* Foundation says did not sell holding on Wednesday
* Stake sale speculation pushed shares up
* Newspapers reported foundation sold between 8 and 12 percent
By Silvia Aloisi
MILAN, March 6 (Reuters) - The biggest shareholder in Monte dei Paschi di Siena on Thursday denied press reports that it had sold a stake of at least 8 percent in Italy’s third-largest bank.
Three Italian newspapers reported that the Monte dei Paschi foundation had sold between 8 and 12 percent of the loss-making bank on Wednesday, sending its shares sharply higher in early trading for a second consecutive day.
But the foundation - a not-for-profit entity with close ties to local politicians that owns almost one third of Monte dei Paschi - said no transaction was carried out on Wednesday, and the shares fell.
Monte dei Paschi, the world’s oldest bank still in business, was bailed out by the state with 4.1 billion euros ($5.7 billion) of aid last year after being hit by the sovereign debt crisis and a derivatives scandal.
Market watchdog Consob is investigating the 20 percent rise in its share price on Wednesday in heavy volume of 1.5 billion shares - more than 10 percent of the bank’s capital - a source at the regulator said.
The cash-strapped foundation is desperate to find a buyer for the bulk of its stake before the bank launches a 3 billion euro ($4.12 billion) capital increase in June.
The foundation needs the money to repay its creditors and fears the share issue that the bank needs to repay the government would greatly reduce the value of its holding.
In a statement on Thursday issued at the watchdog’s request, the foundation said it had “not entered into any sale or purchase contract regarding its stake in Monte dei Paschi.”
The newspapers named U.S. hedge fund Och-Ziff as one of the buyers.
A spokesman for Och-Ziff Capital Management, which oversees $42 billion for pension funds and other wealthy investors, said the fund had not bought 8 percent of the Italian bank.

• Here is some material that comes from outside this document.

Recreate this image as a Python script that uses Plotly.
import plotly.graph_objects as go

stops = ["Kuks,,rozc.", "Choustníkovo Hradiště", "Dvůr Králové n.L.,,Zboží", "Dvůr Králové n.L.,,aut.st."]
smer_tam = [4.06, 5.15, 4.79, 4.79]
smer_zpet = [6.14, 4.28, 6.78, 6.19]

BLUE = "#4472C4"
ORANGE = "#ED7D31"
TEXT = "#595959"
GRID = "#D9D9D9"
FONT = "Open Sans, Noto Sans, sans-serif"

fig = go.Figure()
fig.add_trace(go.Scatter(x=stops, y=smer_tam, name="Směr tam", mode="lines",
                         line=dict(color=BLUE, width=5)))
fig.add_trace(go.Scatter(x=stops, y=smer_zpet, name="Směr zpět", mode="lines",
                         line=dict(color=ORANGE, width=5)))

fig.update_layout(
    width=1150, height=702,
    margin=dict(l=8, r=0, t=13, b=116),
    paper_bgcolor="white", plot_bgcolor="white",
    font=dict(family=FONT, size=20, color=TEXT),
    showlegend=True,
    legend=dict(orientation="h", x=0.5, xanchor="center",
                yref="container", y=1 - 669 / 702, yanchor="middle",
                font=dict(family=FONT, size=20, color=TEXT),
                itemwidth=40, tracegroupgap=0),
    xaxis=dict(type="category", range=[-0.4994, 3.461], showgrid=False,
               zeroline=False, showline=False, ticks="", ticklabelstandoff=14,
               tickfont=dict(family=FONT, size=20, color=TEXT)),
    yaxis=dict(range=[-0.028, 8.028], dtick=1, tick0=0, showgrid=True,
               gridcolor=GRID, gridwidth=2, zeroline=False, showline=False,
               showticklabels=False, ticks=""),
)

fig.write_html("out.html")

He declined to comment further on Och-Ziff’s recent trading activities.
Anyone buying a stake in an Italian listed company of more than 2 percent has to inform the regulator within five days.

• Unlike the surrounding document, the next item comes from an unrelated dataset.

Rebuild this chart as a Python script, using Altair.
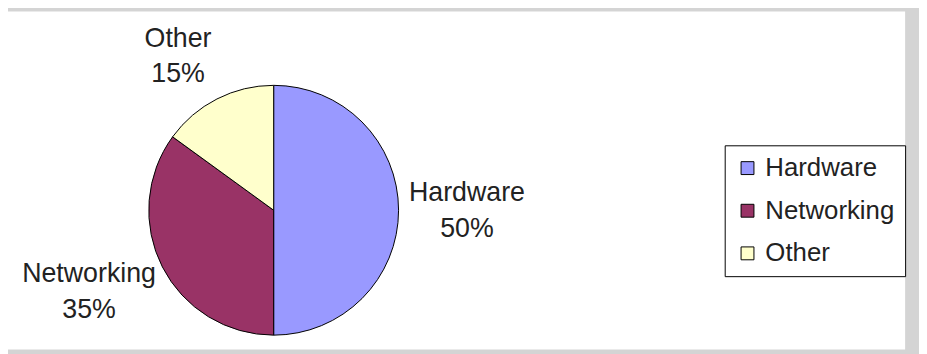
import altair as alt
import pandas as pd

categories = ["Hardware", "Networking", "Other"]
values = [50, 35, 15]
colors = ["#9999FF", "#993366", "#FFFFCC"]

total = sum(values)
df = pd.DataFrame({
    "category": categories,
    "value": values,
    "idx": list(range(len(categories))),
    "label": [f"{c}\n{round(v * 100 / total)}%" for c, v in zip(categories, values)],
})

CX, CY, R = 268, 202.5, 126
FONT = "Liberation Sans"
TEXT_COLOR = "#222222"

bg = alt.Chart(alt.Data(values=[{}])).mark_rect(color="white").encode(
    x=alt.value(0), x2=alt.value(905), y=alt.value(2), y2=alt.value(343)
)

theta = alt.Theta("value:Q", stack=True)
order = alt.Order("idx:Q")

pie = alt.Chart(df).mark_arc(radius=R, stroke="black", strokeWidth=1).encode(
    theta=theta,
    order=order,
    x=alt.value(CX),
    y=alt.value(CY),
    color=alt.Color(
        "category:N",
        sort=categories,
        scale=alt.Scale(domain=categories, range=colors),
        legend=alt.Legend(
            title=None,
            orient="none",
            legendX=723,
            legendY=137,
            symbolType="square",
            symbolSize=169,
            symbolStrokeColor="black",
            symbolStrokeWidth=1,
            labelFontSize=26,
            labelFont=FONT,
            labelColor=TEXT_COLOR,
            labelOffset=5,
            strokeColor="black",
            fillColor="white",
            padding=10,
            rowPadding=17,
        ),
    ),
)

label_style = {
    "Hardware": dict(radius=195, dx=0, dy=-17),
    "Networking": dict(radius=209, dx=0, dy=-30),
    "Other": dict(radius=175, dx=-17, dy=-17),
}

label_layers = []
for c in categories:
    st = label_style[c]
    label_layers.append(
        alt.Chart(df).mark_text(
            font=FONT, fontSize=27, color=TEXT_COLOR, lineBreak="\n", lineHeight=36,
            align="center", baseline="middle", **st
        ).encode(
            theta=theta,
            order=order,
            x=alt.value(CX),
            y=alt.value(CY),
            text=alt.condition(f"datum.category == '{c}'", alt.Text("label:N"), alt.value("")),
        )
    )

chart = alt.layer(bg, pie, *label_layers).properties(
    width=919, height=346, autosize="none", padding=0, background="#d4d4d4"
).configure_view(stroke=None)

chart.save("out.html", embed_options={"renderer": "svg", "actions": False})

An investor selling a big chunk of a company’s shares would usually push the stock price down.
But if the foundation does find investors willing to take a large stake in the bank and maybe even buy into the upcoming share issue, that would boost Monte dei Paschi’s shares by removing some uncertainty and possibly also fuelling takeover speculation, traders and bankers say.
Monte dei Paschi’s shares initially held their gains after the foundation’s denial on Thursday but then fell suddenly and were temporarily suspended for excessive volatility in mid-morning trade.

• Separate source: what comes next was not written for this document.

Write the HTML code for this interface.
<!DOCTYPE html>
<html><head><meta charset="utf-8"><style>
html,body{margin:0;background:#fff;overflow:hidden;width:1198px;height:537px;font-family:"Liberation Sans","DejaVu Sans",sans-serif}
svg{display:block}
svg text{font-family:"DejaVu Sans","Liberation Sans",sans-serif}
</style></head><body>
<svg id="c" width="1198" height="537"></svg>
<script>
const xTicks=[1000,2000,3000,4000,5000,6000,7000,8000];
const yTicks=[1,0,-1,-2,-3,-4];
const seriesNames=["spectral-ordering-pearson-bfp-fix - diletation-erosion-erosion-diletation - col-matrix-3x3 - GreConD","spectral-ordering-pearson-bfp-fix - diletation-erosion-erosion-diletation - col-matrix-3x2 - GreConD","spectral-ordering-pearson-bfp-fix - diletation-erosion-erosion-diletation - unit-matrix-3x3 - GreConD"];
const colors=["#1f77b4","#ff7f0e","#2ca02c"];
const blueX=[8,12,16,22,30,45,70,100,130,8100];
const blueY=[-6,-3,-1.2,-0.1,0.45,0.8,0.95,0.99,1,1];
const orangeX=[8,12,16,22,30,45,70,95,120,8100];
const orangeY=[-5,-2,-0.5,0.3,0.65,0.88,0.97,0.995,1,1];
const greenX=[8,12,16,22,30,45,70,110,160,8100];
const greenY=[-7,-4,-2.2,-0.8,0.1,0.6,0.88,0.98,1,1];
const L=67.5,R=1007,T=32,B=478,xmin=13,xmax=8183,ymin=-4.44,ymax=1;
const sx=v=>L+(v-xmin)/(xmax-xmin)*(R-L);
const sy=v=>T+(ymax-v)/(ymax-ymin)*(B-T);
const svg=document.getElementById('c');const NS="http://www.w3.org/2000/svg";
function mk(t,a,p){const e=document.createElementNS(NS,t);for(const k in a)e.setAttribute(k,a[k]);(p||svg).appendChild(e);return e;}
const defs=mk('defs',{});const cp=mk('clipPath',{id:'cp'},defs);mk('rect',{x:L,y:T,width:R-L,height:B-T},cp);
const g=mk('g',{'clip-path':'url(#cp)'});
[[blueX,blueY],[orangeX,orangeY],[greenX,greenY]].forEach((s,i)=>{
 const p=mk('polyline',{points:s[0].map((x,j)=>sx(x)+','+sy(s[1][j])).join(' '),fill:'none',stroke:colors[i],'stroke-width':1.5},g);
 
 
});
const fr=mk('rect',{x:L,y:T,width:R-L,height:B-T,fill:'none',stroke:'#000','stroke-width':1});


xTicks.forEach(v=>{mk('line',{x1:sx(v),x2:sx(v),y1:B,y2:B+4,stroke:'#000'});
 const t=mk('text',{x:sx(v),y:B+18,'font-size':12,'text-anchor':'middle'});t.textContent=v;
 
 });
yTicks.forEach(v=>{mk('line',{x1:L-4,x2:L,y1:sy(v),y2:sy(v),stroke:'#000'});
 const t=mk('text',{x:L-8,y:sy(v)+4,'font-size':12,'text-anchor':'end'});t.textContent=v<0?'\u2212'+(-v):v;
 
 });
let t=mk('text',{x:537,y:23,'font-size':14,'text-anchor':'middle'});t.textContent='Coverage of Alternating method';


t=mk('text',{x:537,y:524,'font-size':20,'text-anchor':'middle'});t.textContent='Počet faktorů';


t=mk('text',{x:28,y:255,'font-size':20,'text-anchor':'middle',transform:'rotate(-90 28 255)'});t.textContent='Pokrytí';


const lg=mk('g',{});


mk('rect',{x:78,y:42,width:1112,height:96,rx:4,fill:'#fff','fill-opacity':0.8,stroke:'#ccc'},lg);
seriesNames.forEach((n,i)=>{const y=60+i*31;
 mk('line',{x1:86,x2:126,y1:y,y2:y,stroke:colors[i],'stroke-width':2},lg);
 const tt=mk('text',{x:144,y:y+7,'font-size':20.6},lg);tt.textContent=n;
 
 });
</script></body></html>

They closed 1.8 percent lower at 0.216 euros on Thursday with more than 1 billion shares traded.
“We’re fumbling in the dark to work out why it’s moving like this as well,” said a trader.
“There is obviously speculation on the MPS stock but it’s not enough to justify these volumes.”
Filings from the market watchdog on Thursday showed hedge fund Egerton Capital and trading firm Susquehanna had covered some of their short positions on the stock, meaning they bought small amounts of shares.
Italian financial daily Il Sole 24 Ore reported on Thursday that the foundation sold a stake the previous day of around 8 percent to investors that included Och-Ziff, at a price of 0.16-0.17 euros.
Il Messaggero daily said a 12 percent stake had been sold and also named Och-Ziff as a buyer. A third newspaper, Il Fatto Quotidiano, said the stake sold to Och-Ziff was 8-10 percent.
The three newspapers did not respond to a request for comment following the foundation’s denial.